**Short exercise:** From the first line of the data below, copy each line up to the one containing "plt.rcParams['mathtext.it'] = 'Liberation", and include that line too.

-- Start of Exercise input --

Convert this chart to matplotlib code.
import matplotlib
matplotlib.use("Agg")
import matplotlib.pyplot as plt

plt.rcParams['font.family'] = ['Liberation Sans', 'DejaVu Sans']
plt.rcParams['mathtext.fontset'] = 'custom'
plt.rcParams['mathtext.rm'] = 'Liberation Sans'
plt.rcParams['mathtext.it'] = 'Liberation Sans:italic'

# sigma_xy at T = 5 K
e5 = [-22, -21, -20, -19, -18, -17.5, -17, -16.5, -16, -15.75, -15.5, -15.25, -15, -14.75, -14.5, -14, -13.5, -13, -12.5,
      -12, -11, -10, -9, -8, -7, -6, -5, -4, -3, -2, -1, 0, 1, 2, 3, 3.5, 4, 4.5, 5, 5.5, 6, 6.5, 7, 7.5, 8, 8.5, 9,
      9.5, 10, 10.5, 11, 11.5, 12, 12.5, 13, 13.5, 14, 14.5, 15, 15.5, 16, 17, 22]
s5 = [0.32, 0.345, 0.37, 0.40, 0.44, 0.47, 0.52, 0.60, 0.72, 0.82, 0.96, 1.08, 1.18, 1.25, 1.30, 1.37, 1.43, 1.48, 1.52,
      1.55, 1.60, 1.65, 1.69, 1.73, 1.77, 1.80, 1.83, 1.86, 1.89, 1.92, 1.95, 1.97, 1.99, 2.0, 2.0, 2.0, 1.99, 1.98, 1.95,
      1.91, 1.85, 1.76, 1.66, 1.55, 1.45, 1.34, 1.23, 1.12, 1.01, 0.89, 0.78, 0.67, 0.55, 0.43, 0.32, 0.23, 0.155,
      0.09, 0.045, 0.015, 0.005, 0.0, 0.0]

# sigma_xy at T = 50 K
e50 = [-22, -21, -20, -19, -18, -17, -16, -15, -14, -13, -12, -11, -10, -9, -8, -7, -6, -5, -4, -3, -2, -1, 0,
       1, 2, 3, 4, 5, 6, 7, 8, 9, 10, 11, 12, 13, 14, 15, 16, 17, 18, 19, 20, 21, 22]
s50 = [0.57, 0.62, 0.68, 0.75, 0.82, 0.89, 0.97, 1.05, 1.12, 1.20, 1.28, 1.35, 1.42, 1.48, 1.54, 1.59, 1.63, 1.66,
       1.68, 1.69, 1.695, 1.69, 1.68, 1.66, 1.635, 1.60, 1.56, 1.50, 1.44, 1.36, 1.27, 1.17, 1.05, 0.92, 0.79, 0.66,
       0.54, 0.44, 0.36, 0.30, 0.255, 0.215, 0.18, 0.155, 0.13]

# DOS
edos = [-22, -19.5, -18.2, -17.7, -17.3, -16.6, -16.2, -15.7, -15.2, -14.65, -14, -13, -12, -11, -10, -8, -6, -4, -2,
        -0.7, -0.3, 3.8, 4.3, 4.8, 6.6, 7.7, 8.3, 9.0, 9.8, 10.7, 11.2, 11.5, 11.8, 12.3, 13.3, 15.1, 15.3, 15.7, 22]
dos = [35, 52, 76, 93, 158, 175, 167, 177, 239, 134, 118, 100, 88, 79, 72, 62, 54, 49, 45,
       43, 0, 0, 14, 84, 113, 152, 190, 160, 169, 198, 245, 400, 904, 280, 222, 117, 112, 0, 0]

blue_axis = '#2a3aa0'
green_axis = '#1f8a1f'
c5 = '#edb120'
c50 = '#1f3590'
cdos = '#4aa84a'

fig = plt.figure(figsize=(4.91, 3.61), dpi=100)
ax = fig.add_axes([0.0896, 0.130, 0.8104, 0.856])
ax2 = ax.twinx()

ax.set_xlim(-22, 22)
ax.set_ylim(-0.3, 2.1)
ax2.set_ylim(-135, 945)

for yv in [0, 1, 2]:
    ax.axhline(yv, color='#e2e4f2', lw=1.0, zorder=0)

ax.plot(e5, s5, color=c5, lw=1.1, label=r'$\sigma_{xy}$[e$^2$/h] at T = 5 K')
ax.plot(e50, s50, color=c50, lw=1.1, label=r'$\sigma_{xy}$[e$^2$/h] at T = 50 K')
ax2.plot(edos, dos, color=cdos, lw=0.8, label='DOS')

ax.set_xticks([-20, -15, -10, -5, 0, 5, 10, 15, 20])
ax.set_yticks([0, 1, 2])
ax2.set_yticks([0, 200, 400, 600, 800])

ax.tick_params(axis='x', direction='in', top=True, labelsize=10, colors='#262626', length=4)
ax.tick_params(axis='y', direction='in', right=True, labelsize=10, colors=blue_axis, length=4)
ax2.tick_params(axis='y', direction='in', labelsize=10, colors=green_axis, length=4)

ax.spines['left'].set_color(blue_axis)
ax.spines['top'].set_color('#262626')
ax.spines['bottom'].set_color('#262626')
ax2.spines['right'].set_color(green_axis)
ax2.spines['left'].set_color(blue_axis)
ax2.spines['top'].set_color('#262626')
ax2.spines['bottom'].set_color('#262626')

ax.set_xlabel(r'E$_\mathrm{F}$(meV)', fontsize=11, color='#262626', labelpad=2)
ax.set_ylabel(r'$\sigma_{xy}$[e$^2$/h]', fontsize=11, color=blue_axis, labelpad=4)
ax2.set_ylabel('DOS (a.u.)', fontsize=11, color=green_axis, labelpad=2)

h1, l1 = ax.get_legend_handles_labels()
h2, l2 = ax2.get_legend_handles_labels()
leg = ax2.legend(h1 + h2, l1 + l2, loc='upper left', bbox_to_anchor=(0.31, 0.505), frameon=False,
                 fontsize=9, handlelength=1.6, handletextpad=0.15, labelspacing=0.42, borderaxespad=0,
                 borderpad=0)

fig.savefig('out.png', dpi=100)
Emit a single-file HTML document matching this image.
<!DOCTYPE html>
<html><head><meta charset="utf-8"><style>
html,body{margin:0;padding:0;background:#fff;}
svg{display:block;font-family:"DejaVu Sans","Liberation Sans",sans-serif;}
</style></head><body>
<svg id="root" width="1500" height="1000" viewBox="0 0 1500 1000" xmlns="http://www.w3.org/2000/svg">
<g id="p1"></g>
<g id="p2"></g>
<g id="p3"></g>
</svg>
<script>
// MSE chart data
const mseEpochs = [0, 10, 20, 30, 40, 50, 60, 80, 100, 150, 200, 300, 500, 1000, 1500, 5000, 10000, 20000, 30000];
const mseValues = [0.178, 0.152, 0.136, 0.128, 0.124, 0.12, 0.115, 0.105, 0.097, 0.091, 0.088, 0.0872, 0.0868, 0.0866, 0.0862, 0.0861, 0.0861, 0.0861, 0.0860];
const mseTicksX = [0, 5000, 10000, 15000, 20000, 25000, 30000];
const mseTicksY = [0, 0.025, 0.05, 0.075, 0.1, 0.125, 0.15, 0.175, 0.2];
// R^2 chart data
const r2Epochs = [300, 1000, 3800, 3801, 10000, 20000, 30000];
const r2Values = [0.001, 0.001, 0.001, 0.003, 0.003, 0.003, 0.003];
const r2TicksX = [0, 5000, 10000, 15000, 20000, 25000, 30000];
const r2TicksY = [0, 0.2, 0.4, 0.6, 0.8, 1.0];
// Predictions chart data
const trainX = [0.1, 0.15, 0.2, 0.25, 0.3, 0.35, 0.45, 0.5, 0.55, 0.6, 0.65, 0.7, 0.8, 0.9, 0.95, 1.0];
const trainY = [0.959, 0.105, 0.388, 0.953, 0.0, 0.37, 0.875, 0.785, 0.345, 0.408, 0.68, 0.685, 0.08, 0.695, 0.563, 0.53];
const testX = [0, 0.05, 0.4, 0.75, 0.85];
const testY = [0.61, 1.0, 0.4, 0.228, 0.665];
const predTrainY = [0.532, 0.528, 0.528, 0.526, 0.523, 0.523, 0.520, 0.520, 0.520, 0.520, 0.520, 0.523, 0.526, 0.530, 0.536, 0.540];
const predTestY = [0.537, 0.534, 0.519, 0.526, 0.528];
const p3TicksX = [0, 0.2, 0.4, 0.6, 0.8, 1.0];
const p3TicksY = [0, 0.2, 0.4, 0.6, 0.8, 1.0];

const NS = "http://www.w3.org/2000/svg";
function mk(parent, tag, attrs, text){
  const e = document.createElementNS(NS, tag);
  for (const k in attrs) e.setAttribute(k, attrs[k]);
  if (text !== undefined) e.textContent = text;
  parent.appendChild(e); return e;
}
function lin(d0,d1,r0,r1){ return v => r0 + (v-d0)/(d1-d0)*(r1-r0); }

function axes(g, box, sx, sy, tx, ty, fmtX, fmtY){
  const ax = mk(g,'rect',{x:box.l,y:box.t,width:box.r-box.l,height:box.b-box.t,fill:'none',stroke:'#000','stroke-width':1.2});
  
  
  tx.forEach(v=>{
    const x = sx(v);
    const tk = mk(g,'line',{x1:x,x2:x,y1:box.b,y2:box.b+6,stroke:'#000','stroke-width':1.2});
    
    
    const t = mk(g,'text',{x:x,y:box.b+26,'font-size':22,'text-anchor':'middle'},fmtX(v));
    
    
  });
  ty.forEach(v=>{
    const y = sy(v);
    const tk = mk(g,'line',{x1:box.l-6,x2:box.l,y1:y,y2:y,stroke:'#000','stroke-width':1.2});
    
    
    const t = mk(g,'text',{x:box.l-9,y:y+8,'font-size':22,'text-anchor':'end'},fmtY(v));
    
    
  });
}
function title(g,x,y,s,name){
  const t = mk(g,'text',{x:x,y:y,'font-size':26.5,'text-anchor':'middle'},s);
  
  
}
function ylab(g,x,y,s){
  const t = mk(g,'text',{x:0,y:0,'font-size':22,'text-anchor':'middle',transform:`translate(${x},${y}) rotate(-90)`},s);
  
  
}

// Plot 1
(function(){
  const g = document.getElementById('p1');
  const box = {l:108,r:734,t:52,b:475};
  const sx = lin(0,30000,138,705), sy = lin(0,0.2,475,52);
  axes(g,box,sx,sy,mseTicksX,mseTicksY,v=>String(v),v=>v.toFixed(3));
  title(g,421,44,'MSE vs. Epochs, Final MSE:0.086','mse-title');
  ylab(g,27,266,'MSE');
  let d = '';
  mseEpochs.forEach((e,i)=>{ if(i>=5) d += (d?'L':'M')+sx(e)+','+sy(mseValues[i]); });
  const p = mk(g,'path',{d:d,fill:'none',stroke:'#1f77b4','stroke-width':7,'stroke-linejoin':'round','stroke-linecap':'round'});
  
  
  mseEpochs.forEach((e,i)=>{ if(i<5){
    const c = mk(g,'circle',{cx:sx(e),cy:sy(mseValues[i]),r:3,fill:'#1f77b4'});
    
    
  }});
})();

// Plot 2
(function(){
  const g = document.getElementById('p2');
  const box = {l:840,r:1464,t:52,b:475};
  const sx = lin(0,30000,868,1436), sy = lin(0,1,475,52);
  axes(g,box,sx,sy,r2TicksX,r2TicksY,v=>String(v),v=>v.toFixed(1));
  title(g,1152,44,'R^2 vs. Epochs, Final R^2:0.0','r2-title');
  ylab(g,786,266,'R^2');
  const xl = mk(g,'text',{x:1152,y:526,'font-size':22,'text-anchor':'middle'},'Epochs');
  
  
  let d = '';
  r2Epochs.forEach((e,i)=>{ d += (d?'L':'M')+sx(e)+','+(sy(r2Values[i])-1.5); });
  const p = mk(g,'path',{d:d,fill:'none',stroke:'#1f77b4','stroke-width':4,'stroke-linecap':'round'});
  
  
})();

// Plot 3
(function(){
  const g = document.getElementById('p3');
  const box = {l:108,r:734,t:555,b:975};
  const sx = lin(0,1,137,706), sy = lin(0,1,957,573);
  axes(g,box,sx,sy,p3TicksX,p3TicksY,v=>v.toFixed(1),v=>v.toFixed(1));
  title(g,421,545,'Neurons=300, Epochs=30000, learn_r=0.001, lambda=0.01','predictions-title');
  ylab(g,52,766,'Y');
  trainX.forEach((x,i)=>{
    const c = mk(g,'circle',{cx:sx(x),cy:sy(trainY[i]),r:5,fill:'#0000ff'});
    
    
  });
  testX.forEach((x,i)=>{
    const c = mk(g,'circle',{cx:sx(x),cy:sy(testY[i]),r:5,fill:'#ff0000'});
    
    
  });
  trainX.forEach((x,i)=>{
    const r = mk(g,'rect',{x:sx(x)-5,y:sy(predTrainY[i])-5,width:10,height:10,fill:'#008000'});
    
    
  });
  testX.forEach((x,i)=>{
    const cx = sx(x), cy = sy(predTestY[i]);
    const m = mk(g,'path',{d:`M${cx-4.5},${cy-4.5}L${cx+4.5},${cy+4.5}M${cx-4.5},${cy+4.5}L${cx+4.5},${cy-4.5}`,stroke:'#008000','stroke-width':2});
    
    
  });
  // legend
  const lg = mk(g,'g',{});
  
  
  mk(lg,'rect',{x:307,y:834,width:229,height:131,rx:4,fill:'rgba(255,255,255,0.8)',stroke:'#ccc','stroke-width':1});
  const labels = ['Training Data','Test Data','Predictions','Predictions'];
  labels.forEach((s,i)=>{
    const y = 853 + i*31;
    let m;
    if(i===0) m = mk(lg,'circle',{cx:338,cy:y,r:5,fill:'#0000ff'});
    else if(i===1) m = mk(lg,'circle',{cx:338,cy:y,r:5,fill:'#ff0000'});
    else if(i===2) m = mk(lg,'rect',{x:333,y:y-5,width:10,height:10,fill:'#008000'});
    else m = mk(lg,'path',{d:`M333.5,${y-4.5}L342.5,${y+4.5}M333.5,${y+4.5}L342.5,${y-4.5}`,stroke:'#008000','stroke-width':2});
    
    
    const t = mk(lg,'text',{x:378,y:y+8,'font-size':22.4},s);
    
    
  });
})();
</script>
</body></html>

-- End of Exercise input --

**Final answer:**
Convert this chart to matplotlib code.
import matplotlib
matplotlib.use("Agg")
import matplotlib.pyplot as plt

plt.rcParams['font.family'] = ['Liberation Sans', 'DejaVu Sans']
plt.rcParams['mathtext.fontset'] = 'custom'
plt.rcParams['mathtext.rm'] = 'Liberation Sans'
plt.rcParams['mathtext.it'] = 'Liberation Sans:italic'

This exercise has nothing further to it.